One item on the itinerary for the state visit of King Felipe VI and Queen Letizia is a visit to Westminster Abbey that will include a stop at the tomb of Eleanor Castile, wife of Edward I and queen of England from 1272 to 1290. Eleanor’s memory is actually commemorated well outside the Abbey – “Charing Cross” is no doubt familiar to most; the location is one of the more famous spots in London, if for no other reason than it’s a Tube stop. Just south of Trafalgar Square, it’s unofficially noted as the very center of London and its site is now marked by a large statue of Charles I on a horse.

The statue has been there since 1675 courtesy of his son, Charles II, the very location that one of the “Eleanor crosses” used to stand. In fact, it was ninth in a series of 12 lavish monuments built in her memory by Edward I after her death. Three of the memorials still survive today, marking the procession her body took when it was transported to London for burial.

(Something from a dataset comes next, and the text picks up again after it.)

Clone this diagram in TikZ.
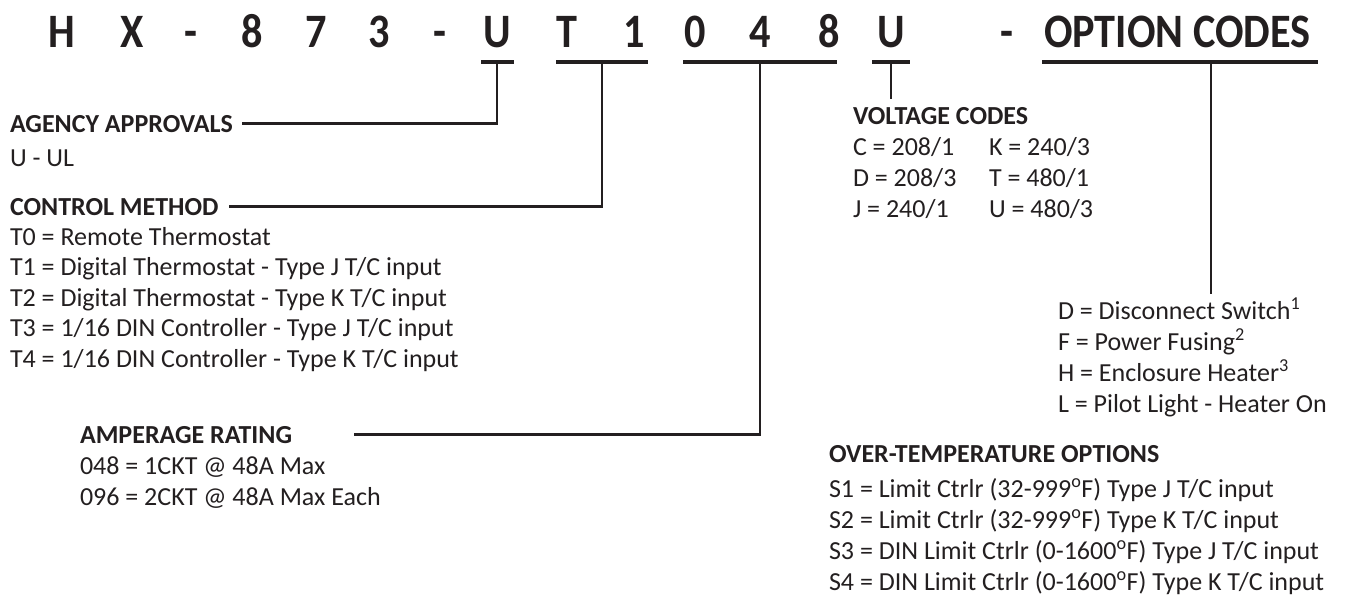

One of the three surviving monuments

Needless to say, Edward I loved Eleanor very much. The success of the marriage, however, was a fluke. It was as arranged a match as any that befitted their rank and was solidified in Las Huelgas, Burgos on November 1, 1254. The groom, eldest son of Henry III and his wife, Eleanor of Provence, was 15; the bride, half-sister of King Alfonso X of Castile, was just shy of 13.

The year before, Henry III had confidently stated, “Friendship between princes can be obtained in no more fitting a manner than by the link of conjugal troth.” Perhaps this is what he had in mind, then, when Alfonso decided to lay claim to Gascony, which England had held since the reign of Henry’s grandfather, Henry II, thanks to his wife, Eleanor of Aquitaine. England swiftly and successfully defended its territory and by early 1254, Alfonso was ready to negotiate a peace.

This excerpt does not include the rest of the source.